## EXERCISE DESCRIPTION
Output the full listing below exactly, without the pictures.

## SOURCE MATERIAL
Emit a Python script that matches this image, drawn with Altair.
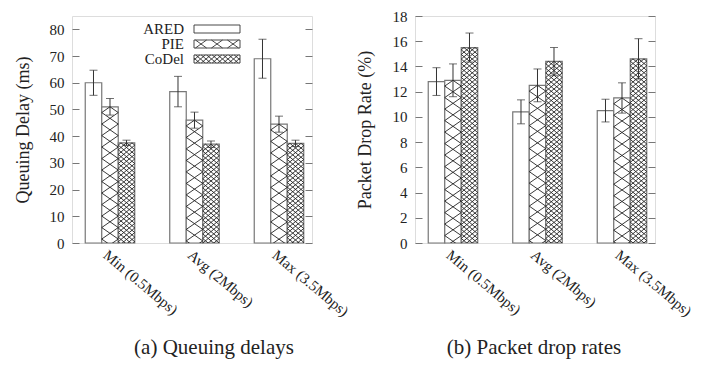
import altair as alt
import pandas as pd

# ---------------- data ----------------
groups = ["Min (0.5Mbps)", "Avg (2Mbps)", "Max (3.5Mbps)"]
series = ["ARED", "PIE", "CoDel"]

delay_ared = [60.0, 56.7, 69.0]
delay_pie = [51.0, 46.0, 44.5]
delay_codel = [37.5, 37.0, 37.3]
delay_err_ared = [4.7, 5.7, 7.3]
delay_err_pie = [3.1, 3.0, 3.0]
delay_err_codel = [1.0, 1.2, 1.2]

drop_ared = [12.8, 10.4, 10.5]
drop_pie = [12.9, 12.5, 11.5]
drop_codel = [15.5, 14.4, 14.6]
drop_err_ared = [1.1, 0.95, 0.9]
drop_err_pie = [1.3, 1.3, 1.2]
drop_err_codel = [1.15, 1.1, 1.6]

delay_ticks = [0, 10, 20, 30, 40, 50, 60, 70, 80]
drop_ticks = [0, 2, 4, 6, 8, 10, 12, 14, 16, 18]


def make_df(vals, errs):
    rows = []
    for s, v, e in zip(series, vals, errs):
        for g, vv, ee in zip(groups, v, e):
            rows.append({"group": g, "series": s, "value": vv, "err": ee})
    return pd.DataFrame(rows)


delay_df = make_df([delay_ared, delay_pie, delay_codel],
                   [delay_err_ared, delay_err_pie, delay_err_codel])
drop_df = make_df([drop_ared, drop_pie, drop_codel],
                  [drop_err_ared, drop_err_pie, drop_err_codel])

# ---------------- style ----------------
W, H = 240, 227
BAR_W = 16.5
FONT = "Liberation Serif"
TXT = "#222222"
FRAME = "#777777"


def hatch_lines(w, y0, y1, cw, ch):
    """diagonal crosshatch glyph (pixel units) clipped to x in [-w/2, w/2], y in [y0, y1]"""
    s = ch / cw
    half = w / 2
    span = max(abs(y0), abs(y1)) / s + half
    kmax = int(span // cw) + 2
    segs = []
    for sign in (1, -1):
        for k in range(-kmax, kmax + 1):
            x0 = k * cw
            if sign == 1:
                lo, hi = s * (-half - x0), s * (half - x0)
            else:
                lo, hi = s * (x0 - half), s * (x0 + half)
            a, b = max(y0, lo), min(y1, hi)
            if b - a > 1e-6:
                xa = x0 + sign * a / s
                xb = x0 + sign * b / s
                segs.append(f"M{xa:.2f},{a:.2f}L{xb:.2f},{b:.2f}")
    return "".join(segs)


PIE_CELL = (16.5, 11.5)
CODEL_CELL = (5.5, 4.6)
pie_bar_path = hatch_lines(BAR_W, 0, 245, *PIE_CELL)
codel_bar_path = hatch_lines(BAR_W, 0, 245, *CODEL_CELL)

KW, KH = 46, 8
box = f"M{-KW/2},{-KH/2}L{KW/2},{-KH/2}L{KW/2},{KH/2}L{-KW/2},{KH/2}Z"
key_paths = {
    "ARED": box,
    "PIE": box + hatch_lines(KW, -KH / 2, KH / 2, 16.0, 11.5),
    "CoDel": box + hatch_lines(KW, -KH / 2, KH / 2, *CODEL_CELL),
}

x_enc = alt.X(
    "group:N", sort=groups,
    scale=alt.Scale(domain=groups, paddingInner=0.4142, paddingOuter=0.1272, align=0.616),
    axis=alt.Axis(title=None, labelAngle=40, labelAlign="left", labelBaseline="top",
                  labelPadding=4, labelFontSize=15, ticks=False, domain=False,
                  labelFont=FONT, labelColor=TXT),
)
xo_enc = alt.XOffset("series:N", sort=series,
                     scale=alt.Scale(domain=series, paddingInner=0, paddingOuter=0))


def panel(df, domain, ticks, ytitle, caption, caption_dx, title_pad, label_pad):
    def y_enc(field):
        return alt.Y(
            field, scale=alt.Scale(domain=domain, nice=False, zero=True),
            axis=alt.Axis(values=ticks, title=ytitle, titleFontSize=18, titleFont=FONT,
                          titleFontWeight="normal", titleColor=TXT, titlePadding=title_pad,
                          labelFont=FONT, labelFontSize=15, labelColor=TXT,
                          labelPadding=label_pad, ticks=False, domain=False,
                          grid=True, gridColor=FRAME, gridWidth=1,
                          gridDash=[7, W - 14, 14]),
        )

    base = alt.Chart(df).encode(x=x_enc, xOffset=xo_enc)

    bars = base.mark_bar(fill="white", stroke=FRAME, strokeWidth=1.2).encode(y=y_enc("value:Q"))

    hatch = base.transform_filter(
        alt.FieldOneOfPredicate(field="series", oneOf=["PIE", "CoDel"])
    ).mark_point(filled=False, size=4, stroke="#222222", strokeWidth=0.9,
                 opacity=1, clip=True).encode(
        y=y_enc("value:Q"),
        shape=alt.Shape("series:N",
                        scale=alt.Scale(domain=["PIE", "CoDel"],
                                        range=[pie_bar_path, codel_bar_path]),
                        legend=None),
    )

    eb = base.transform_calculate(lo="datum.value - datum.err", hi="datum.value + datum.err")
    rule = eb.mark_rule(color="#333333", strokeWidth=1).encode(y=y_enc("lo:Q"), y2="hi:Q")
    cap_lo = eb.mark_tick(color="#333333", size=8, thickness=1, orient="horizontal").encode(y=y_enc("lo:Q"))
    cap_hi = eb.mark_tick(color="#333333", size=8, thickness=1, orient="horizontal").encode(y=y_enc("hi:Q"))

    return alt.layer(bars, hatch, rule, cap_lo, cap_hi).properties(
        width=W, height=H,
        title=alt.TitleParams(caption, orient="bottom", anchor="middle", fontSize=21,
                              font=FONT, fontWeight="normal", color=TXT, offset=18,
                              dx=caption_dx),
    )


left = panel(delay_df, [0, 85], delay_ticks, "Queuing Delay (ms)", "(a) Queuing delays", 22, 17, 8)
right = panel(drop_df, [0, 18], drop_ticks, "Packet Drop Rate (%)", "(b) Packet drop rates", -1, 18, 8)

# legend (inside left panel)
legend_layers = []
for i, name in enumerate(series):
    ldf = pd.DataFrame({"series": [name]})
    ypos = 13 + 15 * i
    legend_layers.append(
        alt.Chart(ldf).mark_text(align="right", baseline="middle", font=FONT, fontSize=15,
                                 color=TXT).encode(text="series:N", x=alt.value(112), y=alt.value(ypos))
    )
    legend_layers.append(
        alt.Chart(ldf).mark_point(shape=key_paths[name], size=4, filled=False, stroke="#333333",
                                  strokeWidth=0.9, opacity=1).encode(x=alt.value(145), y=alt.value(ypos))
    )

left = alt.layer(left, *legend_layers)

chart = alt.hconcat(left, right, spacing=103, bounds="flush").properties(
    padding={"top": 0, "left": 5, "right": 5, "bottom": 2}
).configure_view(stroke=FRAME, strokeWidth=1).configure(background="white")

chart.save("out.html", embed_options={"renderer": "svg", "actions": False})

## ANSWER TO THIS EXERCISE
Emit a Python script that matches this image, drawn with Altair.
import altair as alt
import pandas as pd

# ---------------- data ----------------
groups = ["Min (0.5Mbps)", "Avg (2Mbps)", "Max (3.5Mbps)"]
series = ["ARED", "PIE", "CoDel"]

delay_ared = [60.0, 56.7, 69.0]
delay_pie = [51.0, 46.0, 44.5]
delay_codel = [37.5, 37.0, 37.3]
delay_err_ared = [4.7, 5.7, 7.3]
delay_err_pie = [3.1, 3.0, 3.0]
delay_err_codel = [1.0, 1.2, 1.2]

drop_ared = [12.8, 10.4, 10.5]
drop_pie = [12.9, 12.5, 11.5]
drop_codel = [15.5, 14.4, 14.6]
drop_err_ared = [1.1, 0.95, 0.9]
drop_err_pie = [1.3, 1.3, 1.2]
drop_err_codel = [1.15, 1.1, 1.6]

delay_ticks = [0, 10, 20, 30, 40, 50, 60, 70, 80]
drop_ticks = [0, 2, 4, 6, 8, 10, 12, 14, 16, 18]


def make_df(vals, errs):
    rows = []
    for s, v, e in zip(series, vals, errs):
        for g, vv, ee in zip(groups, v, e):
            rows.append({"group": g, "series": s, "value": vv, "err": ee})
    return pd.DataFrame(rows)


delay_df = make_df([delay_ared, delay_pie, delay_codel],
                   [delay_err_ared, delay_err_pie, delay_err_codel])
drop_df = make_df([drop_ared, drop_pie, drop_codel],
                  [drop_err_ared, drop_err_pie, drop_err_codel])

# ---------------- style ----------------
W, H = 240, 227
BAR_W = 16.5
FONT = "Liberation Serif"
TXT = "#222222"
FRAME = "#777777"


def hatch_lines(w, y0, y1, cw, ch):
    """diagonal crosshatch glyph (pixel units) clipped to x in [-w/2, w/2], y in [y0, y1]"""
    s = ch / cw
    half = w / 2
    span = max(abs(y0), abs(y1)) / s + half
    kmax = int(span // cw) + 2
    segs = []
    for sign in (1, -1):
        for k in range(-kmax, kmax + 1):
            x0 = k * cw
            if sign == 1:
                lo, hi = s * (-half - x0), s * (half - x0)
            else:
                lo, hi = s * (x0 - half), s * (x0 + half)
            a, b = max(y0, lo), min(y1, hi)
            if b - a > 1e-6:
                xa = x0 + sign * a / s
                xb = x0 + sign * b / s
                segs.append(f"M{xa:.2f},{a:.2f}L{xb:.2f},{b:.2f}")
    return "".join(segs)


PIE_CELL = (16.5, 11.5)
CODEL_CELL = (5.5, 4.6)
pie_bar_path = hatch_lines(BAR_W, 0, 245, *PIE_CELL)
codel_bar_path = hatch_lines(BAR_W, 0, 245, *CODEL_CELL)

KW, KH = 46, 8
box = f"M{-KW/2},{-KH/2}L{KW/2},{-KH/2}L{KW/2},{KH/2}L{-KW/2},{KH/2}Z"
key_paths = {
    "ARED": box,
    "PIE": box + hatch_lines(KW, -KH / 2, KH / 2, 16.0, 11.5),
    "CoDel": box + hatch_lines(KW, -KH / 2, KH / 2, *CODEL_CELL),
}

x_enc = alt.X(
    "group:N", sort=groups,
    scale=alt.Scale(domain=groups, paddingInner=0.4142, paddingOuter=0.1272, align=0.616),
    axis=alt.Axis(title=None, labelAngle=40, labelAlign="left", labelBaseline="top",
                  labelPadding=4, labelFontSize=15, ticks=False, domain=False,
                  labelFont=FONT, labelColor=TXT),
)
xo_enc = alt.XOffset("series:N", sort=series,
                     scale=alt.Scale(domain=series, paddingInner=0, paddingOuter=0))


def panel(df, domain, ticks, ytitle, caption, caption_dx, title_pad, label_pad):
    def y_enc(field):
        return alt.Y(
            field, scale=alt.Scale(domain=domain, nice=False, zero=True),
            axis=alt.Axis(values=ticks, title=ytitle, titleFontSize=18, titleFont=FONT,
                          titleFontWeight="normal", titleColor=TXT, titlePadding=title_pad,
                          labelFont=FONT, labelFontSize=15, labelColor=TXT,
                          labelPadding=label_pad, ticks=False, domain=False,
                          grid=True, gridColor=FRAME, gridWidth=1,
                          gridDash=[7, W - 14, 14]),
        )

    base = alt.Chart(df).encode(x=x_enc, xOffset=xo_enc)

    bars = base.mark_bar(fill="white", stroke=FRAME, strokeWidth=1.2).encode(y=y_enc("value:Q"))

    hatch = base.transform_filter(
        alt.FieldOneOfPredicate(field="series", oneOf=["PIE", "CoDel"])
    ).mark_point(filled=False, size=4, stroke="#222222", strokeWidth=0.9,
                 opacity=1, clip=True).encode(
        y=y_enc("value:Q"),
        shape=alt.Shape("series:N",
                        scale=alt.Scale(domain=["PIE", "CoDel"],
                                        range=[pie_bar_path, codel_bar_path]),
                        legend=None),
    )

    eb = base.transform_calculate(lo="datum.value - datum.err", hi="datum.value + datum.err")
    rule = eb.mark_rule(color="#333333", strokeWidth=1).encode(y=y_enc("lo:Q"), y2="hi:Q")
    cap_lo = eb.mark_tick(color="#333333", size=8, thickness=1, orient="horizontal").encode(y=y_enc("lo:Q"))
    cap_hi = eb.mark_tick(color="#333333", size=8, thickness=1, orient="horizontal").encode(y=y_enc("hi:Q"))

    return alt.layer(bars, hatch, rule, cap_lo, cap_hi).properties(
        width=W, height=H,
        title=alt.TitleParams(caption, orient="bottom", anchor="middle", fontSize=21,
                              font=FONT, fontWeight="normal", color=TXT, offset=18,
                              dx=caption_dx),
    )


left = panel(delay_df, [0, 85], delay_ticks, "Queuing Delay (ms)", "(a) Queuing delays", 22, 17, 8)
right = panel(drop_df, [0, 18], drop_ticks, "Packet Drop Rate (%)", "(b) Packet drop rates", -1, 18, 8)

# legend (inside left panel)
legend_layers = []
for i, name in enumerate(series):
    ldf = pd.DataFrame({"series": [name]})
    ypos = 13 + 15 * i
    legend_layers.append(
        alt.Chart(ldf).mark_text(align="right", baseline="middle", font=FONT, fontSize=15,
                                 color=TXT).encode(text="series:N", x=alt.value(112), y=alt.value(ypos))
    )
    legend_layers.append(
        alt.Chart(ldf).mark_point(shape=key_paths[name], size=4, filled=False, stroke="#333333",
                                  strokeWidth=0.9, opacity=1).encode(x=alt.value(145), y=alt.value(ypos))
    )

left = alt.layer(left, *legend_layers)

chart = alt.hconcat(left, right, spacing=103, bounds="flush").properties(
    padding={"top": 0, "left": 5, "right": 5, "bottom": 2}
).configure_view(stroke=FRAME, strokeWidth=1).configure(background="white")

chart.save("out.html", embed_options={"renderer": "svg", "actions": False})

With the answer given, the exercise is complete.